WHAT THIS TASK INVOLVES: Your task is to copy the lines between the line containing "Generate a Python" and the line containing "fig = go.Figure()", counting both of those lines, and to emit nothing more.

Plotting code records:
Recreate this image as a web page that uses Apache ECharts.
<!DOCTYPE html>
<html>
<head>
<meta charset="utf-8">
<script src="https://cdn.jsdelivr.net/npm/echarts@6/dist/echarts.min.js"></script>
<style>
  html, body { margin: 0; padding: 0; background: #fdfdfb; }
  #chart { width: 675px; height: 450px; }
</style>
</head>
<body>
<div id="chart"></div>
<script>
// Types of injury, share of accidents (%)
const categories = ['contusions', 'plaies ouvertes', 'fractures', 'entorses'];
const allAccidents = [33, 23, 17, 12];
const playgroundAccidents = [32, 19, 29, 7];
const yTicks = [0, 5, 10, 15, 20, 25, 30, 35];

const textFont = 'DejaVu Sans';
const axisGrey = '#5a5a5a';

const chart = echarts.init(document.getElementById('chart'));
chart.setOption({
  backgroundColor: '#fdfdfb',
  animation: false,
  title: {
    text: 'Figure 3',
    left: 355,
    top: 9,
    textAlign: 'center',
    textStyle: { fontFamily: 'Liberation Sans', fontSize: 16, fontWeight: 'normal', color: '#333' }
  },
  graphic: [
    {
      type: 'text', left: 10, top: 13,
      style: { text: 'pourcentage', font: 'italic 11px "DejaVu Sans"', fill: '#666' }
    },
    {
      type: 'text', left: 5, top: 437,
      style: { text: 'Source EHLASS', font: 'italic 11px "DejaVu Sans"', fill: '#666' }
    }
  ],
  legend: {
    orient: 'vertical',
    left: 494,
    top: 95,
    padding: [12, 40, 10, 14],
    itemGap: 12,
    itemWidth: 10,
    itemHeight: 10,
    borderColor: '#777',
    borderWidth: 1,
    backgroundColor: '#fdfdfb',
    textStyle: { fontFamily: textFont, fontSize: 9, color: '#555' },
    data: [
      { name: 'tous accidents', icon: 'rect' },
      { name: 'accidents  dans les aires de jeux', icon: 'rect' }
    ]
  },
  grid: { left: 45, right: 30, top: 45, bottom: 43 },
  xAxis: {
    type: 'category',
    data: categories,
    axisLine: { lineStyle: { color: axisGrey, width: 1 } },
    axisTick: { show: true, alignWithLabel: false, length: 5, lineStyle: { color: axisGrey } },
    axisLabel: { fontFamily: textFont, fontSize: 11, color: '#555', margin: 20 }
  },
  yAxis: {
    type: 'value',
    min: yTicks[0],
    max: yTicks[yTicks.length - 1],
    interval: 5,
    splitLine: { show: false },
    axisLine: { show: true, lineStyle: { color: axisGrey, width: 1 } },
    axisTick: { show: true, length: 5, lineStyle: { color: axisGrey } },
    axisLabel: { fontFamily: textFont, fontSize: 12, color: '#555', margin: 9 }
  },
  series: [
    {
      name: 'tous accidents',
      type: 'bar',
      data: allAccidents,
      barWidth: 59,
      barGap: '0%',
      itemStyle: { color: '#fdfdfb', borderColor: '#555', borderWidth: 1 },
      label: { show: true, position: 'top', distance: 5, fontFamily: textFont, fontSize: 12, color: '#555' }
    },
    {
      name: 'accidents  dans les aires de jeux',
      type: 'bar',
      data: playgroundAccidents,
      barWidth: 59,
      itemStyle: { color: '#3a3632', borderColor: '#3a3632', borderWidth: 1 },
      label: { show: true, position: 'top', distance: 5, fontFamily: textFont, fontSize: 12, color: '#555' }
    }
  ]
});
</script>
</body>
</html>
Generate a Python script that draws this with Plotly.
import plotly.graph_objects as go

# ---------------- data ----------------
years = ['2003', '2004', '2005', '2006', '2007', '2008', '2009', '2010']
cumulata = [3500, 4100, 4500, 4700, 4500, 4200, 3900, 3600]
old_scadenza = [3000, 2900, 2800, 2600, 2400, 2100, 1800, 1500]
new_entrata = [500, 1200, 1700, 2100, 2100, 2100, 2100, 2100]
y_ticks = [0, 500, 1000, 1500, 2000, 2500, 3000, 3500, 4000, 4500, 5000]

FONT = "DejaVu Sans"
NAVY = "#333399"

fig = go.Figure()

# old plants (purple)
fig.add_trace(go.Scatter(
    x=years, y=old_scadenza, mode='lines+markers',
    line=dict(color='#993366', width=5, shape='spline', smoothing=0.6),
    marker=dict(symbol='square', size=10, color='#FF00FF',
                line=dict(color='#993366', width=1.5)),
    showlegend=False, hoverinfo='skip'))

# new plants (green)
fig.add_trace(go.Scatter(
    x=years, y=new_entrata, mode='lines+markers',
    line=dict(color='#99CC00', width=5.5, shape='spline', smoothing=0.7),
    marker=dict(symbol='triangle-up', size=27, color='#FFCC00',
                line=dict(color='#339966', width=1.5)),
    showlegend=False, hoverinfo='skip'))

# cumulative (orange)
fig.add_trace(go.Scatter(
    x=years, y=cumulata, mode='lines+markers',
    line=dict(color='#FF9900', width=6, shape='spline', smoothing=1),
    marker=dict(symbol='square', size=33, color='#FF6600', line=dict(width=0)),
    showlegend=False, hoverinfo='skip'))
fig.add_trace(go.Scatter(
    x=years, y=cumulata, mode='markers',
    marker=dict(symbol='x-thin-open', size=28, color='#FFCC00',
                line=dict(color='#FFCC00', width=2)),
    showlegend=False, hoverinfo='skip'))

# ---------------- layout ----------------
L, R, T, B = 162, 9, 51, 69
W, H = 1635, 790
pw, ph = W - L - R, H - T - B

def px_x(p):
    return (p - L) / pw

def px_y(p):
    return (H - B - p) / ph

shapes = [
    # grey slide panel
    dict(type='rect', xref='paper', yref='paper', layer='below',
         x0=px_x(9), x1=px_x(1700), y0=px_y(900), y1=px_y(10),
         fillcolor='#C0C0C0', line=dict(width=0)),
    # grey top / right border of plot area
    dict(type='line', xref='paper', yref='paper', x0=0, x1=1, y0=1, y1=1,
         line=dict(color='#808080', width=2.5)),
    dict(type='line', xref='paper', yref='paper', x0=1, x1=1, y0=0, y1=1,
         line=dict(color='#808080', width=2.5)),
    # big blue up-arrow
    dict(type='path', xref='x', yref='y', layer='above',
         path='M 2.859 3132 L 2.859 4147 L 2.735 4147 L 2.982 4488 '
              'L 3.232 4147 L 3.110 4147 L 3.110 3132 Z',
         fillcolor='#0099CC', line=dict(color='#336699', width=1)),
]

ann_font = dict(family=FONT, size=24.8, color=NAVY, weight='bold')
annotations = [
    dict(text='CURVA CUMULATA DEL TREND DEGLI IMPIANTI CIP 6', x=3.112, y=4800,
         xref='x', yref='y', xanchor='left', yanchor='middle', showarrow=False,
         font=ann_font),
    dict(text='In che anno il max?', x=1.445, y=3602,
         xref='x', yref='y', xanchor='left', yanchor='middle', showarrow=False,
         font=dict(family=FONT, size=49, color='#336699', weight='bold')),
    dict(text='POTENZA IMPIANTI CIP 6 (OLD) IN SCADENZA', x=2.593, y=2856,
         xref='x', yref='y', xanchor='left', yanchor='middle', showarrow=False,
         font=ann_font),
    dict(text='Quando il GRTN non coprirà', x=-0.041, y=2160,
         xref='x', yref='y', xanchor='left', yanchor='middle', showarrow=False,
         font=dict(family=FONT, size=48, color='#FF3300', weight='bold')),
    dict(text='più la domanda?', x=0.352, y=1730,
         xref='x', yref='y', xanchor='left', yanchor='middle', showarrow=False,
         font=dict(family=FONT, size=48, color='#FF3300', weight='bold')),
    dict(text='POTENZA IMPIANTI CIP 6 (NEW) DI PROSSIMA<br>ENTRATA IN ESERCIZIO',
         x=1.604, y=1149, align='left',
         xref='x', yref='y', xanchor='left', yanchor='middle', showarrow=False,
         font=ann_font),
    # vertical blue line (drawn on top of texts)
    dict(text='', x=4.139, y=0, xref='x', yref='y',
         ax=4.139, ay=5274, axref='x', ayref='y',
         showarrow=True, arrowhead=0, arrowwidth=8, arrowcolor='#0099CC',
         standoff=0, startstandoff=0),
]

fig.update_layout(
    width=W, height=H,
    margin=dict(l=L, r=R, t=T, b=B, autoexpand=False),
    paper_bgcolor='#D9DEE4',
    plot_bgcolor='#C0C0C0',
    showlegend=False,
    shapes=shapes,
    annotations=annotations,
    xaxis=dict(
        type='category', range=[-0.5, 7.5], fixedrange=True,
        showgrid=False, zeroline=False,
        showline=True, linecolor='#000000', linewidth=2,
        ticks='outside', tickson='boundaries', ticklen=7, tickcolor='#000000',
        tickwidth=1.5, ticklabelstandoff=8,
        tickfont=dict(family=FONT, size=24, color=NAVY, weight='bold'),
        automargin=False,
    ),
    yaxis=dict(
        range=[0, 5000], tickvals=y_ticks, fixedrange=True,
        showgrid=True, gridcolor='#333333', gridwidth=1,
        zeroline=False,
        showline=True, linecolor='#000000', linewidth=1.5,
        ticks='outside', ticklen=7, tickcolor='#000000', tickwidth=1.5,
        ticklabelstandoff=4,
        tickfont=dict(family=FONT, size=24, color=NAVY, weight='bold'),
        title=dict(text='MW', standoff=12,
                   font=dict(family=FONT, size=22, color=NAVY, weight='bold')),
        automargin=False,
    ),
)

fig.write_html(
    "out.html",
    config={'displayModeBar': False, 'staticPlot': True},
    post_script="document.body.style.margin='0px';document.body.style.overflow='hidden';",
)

THE ANSWER:
Generate a Python script that draws this with Plotly.
import plotly.graph_objects as go

# ---------------- data ----------------
years = ['2003', '2004', '2005', '2006', '2007', '2008', '2009', '2010']
cumulata = [3500, 4100, 4500, 4700, 4500, 4200, 3900, 3600]
old_scadenza = [3000, 2900, 2800, 2600, 2400, 2100, 1800, 1500]
new_entrata = [500, 1200, 1700, 2100, 2100, 2100, 2100, 2100]
y_ticks = [0, 500, 1000, 1500, 2000, 2500, 3000, 3500, 4000, 4500, 5000]

FONT = "DejaVu Sans"
NAVY = "#333399"

fig = go.Figure()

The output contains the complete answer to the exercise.